During the 16th and 17th centuries, Van was ruled by the Ottoman Empire. The Ottoman Empire was known for its policy of millet, which recognized different religious and ethnic groups as distinct communities with their own laws and customs. The Armenians of Van were granted a degree of autonomy under this system, and they played an important role in the economic and cultural life of the city.

In the late 19th century, the Ottoman Empire began to experience a period of decline and instability. During this time, tensions between the Armenian and Turkish communities in Van began to escalate. In 1895, Ottoman authorities massacred thousands of Armenians in the region, sparking widespread protests and condemnation from the international community.

In 1915, the Ottoman Empire launched a systematic campaign of violence and displacement against its Armenian population. This campaign, which is known as the Armenian Genocide, resulted in the deaths of an estimated 1.5 million Armenians. Many of the Armenians of Van were among the victims of this campaign.

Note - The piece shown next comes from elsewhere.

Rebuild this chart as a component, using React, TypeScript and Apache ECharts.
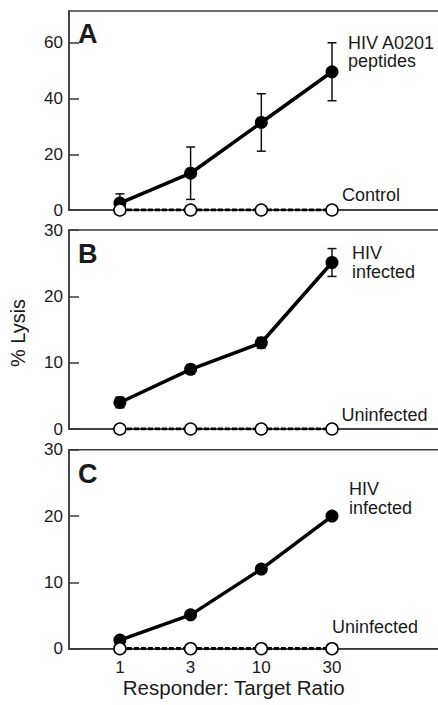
import React, { useEffect, useRef } from "react";
import * as echarts from "echarts";

const xLabels = ["1", "3", "10", "30"];
const xPos = [0, 1, 2, 3];

const hivA = [2.5, 13.2, 31.4, 49.6];
const errA = [3.3, 9.4, 10.3, 10.4];
const controlA = [0, 0, 0, 0];

const hivB = [4.0, 9.0, 13.0, 25.1];
const errB = [0.8, 0.7, 0.8, 2.1];
const uninfB = [0, 0, 0, 0];

const hivC = [1.3, 5.1, 12.0, 20.0];
const uninfC = [0, 0, 0, 0];

const yTicksA = [0, 20, 40, 60];
const yTicksBC = [0, 10, 20, 30];

const FONT = "'Liberation Sans', Arial, Helvetica, sans-serif";
const INK = "#1a1a1a";
const AXIS = "#3a3a3a";

export default function App() {
  const ref = useRef<HTMLDivElement>(null);

  useEffect(() => {
    if (!ref.current) return;
    const chart = echarts.init(ref.current, null, { renderer: "svg" });

    const grids = [
      { left: 69, width: 376, top: 11, height: 199 },
      { left: 69, width: 376, top: 230, height: 199 },
      { left: 69, width: 376, top: 449.7, height: 199 },
    ].map((g) => ({
      ...g,
      show: true,
      outerBoundsMode: "none",
      containLabel: false,
      borderColor: AXIS,
      borderWidth: 1.5,
      backgroundColor: "transparent",
    }));

    const xAxes = [0, 1, 2].map((i) => ({
      type: "value",
      gridIndex: i,
      min: -0.72,
      max: -0.72 + 376 / 70.7,
      axisLine: { show: true, onZero: false, lineStyle: { color: AXIS, width: 1.5 } },
      axisTick: { show: false },
      splitLine: { show: false },
      axisLabel: {
        show: i === 2,
        customValues: xPos,
        formatter: (v: number) => xLabels[Math.round(v)] ?? "",
        fontSize: 17,
        color: INK,
        fontFamily: FONT,
        margin: 10,
      },
    }));

    const yBase = (i: number, max: number, ticks: number[]) => ({
      type: "value",
      gridIndex: i,
      min: 0,
      max,
      axisLine: { show: true, onZero: false, lineStyle: { color: AXIS, width: 1.5 } },
      axisTick: {
        show: true,
        inside: true,
        length: 10,
        customValues: ticks,
        lineStyle: { color: AXIS, width: 1.5 },
      },
      splitLine: { show: false },
      axisLabel: {
        customValues: ticks,
        fontSize: 17,
        color: INK,
        fontFamily: FONT,
        margin: 6,
      },
    });

    const yAxes = [yBase(0, 71.4, yTicksA), yBase(1, 30, yTicksBC), yBase(2, 30, yTicksBC)];

    const errSeries = (idx: number, vals: number[], errs: number[]) => ({
      type: "custom",
      xAxisIndex: idx,
      yAxisIndex: idx,
      silent: true,
      data: xPos.map((x, k) => [x, vals[k] - errs[k], vals[k] + errs[k]]),
      encode: { x: 0, y: [1, 2] },
      renderItem: (params: any, api: any) => {
        const x = api.value(0);
        const lo = api.coord([x, api.value(1)]);
        const hi = api.coord([x, api.value(2)]);
        const w = 4.5;
        const style = { stroke: "#111", lineWidth: 1.5 };
        return {
          type: "group",
          children: [
            { type: "line", shape: { x1: lo[0], y1: lo[1], x2: hi[0], y2: hi[1] }, style },
            { type: "line", shape: { x1: hi[0] - w, y1: hi[1], x2: hi[0] + w, y2: hi[1] }, style },
            { type: "line", shape: { x1: lo[0] - w, y1: lo[1], x2: lo[0] + w, y2: lo[1] }, style },
          ],
        };
      },
    });

    const hivSeries = (idx: number, vals: number[]) => ({
      type: "line",
      xAxisIndex: idx,
      yAxisIndex: idx,
      data: xPos.map((x, k) => [x, vals[k]]),
      symbol: "circle",
      symbolSize: 13,
      showSymbol: true,
      itemStyle: { color: "#000" },
      lineStyle: { color: "#000", width: 3.5 },
    });

    const ctrlSeries = (idx: number, vals: number[]) => ({
      type: "line",
      xAxisIndex: idx,
      yAxisIndex: idx,
      data: xPos.map((x, k) => [x, vals[k]]),
      symbol: "circle",
      symbolSize: 12,
      showSymbol: true,
      itemStyle: { color: "#fff", borderColor: "#000", borderWidth: 1.5 },
      lineStyle: { color: "#000", width: 3.2, type: [5, 2] },
    });

    const txt = (text: string, x: number, y: number, size = 18, weight: any = "normal") => ({
      type: "text",
      x,
      y,
      style: {
        text,
        fontSize: size,
        fontWeight: weight,
        fontFamily: FONT,
        fill: INK,
        align: "left",
        verticalAlign: "middle",
      },
    });

    chart.setOption({
      animation: false,
      grid: grids,
      xAxis: xAxes,
      yAxis: yAxes,
      series: [
        errSeries(0, hivA, errA),
        hivSeries(0, hivA),
        ctrlSeries(0, controlA),
        errSeries(1, hivB, errB),
        hivSeries(1, hivB),
        ctrlSeries(1, uninfB),
        hivSeries(2, hivC),
        ctrlSeries(2, uninfC),
      ],
      graphic: [
        txt("A", 78, 34, 27, "bold"),
        txt("B", 78, 254, 27, "bold"),
        txt("C", 78, 474, 27, "bold"),
        txt("HIV A0201", 348, 42.5),
        txt("peptides", 348, 61),
        txt("Control", 342, 195),
        txt("HIV", 352, 252.8),
        txt("infected", 352, 272),
        txt("Uninfected", 341.5, 414.5),
        txt("HIV", 349, 488.5),
        txt("infected", 349, 507.5),
        txt("Uninfected", 332, 627),
        {
          type: "text",
          x: 18,
          y: 333,
          rotation: Math.PI / 2,
          style: {
            text: "% Lysis",
            fontSize: 20,
            fontFamily: FONT,
            fill: INK,
            align: "center",
            verticalAlign: "middle",
          },
        },
        {
          type: "text",
          x: 233.7,
          y: 687.5,
          style: {
            text: "Responder: Target Ratio",
            fontSize: 20.5,
            fontFamily: FONT,
            fill: INK,
            align: "center",
            verticalAlign: "middle",
          },
        },
      ],
    });

    return () => chart.dispose();
  }, []);

  return (
    <div
      ref={ref}
      style={{ position: "absolute", left: 0, top: 0, width: 438, height: 705 }}
    />
  );
}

Following the end of World War I, the Treaty of Sèvres granted the Armenians a degree of autonomy in the region of Van. However, this autonomy was short-lived, as the Treaty of Lausanne, which was signed in 1923, abolished the Armenian autonomy and established the modern borders of Turkey.

==Dialect==

The Van dialect is a dialect belonging to the two-level vowel-less group of the Armenian branch. It was spoken on the eastern side of Lake Van, with the centre being the city of Van. The Van dialect was also spoken in small pockets next to Lake Sevan, particularly the town of Vardenis, which was the result of emigration after the Russo-Turkish War (1828–1829).